■ EXERCISE DESCRIPTION
Of the lines listed below, return exactly those that run from the line containing "Generate a Python" through the line containing "ys = alt.Scale(domain=[0, 150], nice=False, zero=True)", both included.

Records with drawing code
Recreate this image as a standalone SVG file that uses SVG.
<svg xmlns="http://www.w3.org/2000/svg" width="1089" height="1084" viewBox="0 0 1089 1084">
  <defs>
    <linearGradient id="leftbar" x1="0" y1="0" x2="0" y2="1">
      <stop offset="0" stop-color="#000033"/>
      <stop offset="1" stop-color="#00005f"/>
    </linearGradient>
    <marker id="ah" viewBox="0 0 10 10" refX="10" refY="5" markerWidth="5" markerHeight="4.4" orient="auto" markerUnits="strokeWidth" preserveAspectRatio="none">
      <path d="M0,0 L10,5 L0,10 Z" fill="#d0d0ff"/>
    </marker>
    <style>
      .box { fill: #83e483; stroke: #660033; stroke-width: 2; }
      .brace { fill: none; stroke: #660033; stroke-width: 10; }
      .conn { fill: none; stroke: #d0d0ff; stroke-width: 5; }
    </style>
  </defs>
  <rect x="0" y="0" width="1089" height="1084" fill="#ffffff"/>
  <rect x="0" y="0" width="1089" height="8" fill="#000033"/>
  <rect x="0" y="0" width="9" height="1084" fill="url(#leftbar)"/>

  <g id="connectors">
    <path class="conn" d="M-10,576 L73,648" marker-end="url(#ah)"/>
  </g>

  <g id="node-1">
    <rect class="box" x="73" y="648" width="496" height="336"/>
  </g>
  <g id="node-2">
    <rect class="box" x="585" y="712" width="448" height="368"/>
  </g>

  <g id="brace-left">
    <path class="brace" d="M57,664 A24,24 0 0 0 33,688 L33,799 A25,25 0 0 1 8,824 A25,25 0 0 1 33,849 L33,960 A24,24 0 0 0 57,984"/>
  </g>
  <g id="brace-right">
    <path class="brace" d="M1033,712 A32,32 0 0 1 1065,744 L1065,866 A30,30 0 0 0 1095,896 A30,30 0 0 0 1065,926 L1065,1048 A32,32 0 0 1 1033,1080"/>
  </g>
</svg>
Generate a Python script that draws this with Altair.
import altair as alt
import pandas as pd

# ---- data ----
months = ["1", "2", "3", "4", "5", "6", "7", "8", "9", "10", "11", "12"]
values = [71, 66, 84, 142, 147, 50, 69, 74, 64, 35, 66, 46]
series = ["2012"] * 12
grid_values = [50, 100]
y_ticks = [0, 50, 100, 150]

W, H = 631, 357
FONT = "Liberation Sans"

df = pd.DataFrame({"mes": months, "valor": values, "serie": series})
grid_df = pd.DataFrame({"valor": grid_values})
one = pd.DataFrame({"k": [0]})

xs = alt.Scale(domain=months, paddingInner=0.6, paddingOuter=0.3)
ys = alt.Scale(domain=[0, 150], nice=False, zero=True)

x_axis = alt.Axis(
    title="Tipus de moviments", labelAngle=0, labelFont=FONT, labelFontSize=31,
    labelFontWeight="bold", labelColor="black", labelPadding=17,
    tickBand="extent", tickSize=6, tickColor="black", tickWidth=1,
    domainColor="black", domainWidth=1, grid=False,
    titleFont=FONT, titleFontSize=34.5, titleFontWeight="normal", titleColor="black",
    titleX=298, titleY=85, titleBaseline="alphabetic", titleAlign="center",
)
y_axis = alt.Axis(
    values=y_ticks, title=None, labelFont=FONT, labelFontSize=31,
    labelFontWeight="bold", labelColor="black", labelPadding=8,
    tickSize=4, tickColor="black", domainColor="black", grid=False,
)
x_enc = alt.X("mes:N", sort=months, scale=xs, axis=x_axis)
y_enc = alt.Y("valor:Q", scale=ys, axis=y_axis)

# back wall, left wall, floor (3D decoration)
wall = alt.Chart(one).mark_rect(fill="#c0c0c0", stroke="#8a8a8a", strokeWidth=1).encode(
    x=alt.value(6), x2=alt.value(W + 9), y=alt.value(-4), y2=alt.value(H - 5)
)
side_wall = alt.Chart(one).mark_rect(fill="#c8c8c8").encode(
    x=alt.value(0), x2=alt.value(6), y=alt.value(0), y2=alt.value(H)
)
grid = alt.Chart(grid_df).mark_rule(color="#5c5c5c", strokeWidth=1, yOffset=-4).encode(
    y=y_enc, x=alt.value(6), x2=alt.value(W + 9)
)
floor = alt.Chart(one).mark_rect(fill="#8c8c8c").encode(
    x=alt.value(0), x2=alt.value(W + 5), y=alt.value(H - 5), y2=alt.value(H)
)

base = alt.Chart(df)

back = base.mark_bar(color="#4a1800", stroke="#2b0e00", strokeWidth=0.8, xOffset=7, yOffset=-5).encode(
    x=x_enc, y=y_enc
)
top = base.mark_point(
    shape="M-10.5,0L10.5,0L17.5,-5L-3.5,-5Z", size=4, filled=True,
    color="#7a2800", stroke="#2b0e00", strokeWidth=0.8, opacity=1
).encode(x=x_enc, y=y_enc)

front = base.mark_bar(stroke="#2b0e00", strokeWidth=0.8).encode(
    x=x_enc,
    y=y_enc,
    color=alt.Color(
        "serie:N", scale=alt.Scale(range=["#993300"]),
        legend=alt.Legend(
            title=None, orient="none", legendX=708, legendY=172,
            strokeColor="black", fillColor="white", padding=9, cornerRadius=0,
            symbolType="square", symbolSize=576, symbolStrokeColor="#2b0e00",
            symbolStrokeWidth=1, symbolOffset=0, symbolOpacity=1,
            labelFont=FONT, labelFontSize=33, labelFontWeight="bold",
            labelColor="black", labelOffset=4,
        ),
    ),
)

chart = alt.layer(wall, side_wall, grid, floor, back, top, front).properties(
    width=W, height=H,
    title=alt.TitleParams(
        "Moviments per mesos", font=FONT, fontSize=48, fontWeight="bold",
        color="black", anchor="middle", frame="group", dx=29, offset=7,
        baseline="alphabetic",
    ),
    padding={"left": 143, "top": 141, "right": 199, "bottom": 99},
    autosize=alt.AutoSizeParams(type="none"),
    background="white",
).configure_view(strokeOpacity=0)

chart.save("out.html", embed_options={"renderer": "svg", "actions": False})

■ RESPONSE TO THE TASK
Generate a Python script that draws this with Altair.
import altair as alt
import pandas as pd

# ---- data ----
months = ["1", "2", "3", "4", "5", "6", "7", "8", "9", "10", "11", "12"]
values = [71, 66, 84, 142, 147, 50, 69, 74, 64, 35, 66, 46]
series = ["2012"] * 12
grid_values = [50, 100]
y_ticks = [0, 50, 100, 150]

W, H = 631, 357
FONT = "Liberation Sans"

df = pd.DataFrame({"mes": months, "valor": values, "serie": series})
grid_df = pd.DataFrame({"valor": grid_values})
one = pd.DataFrame({"k": [0]})

xs = alt.Scale(domain=months, paddingInner=0.6, paddingOuter=0.3)
ys = alt.Scale(domain=[0, 150], nice=False, zero=True)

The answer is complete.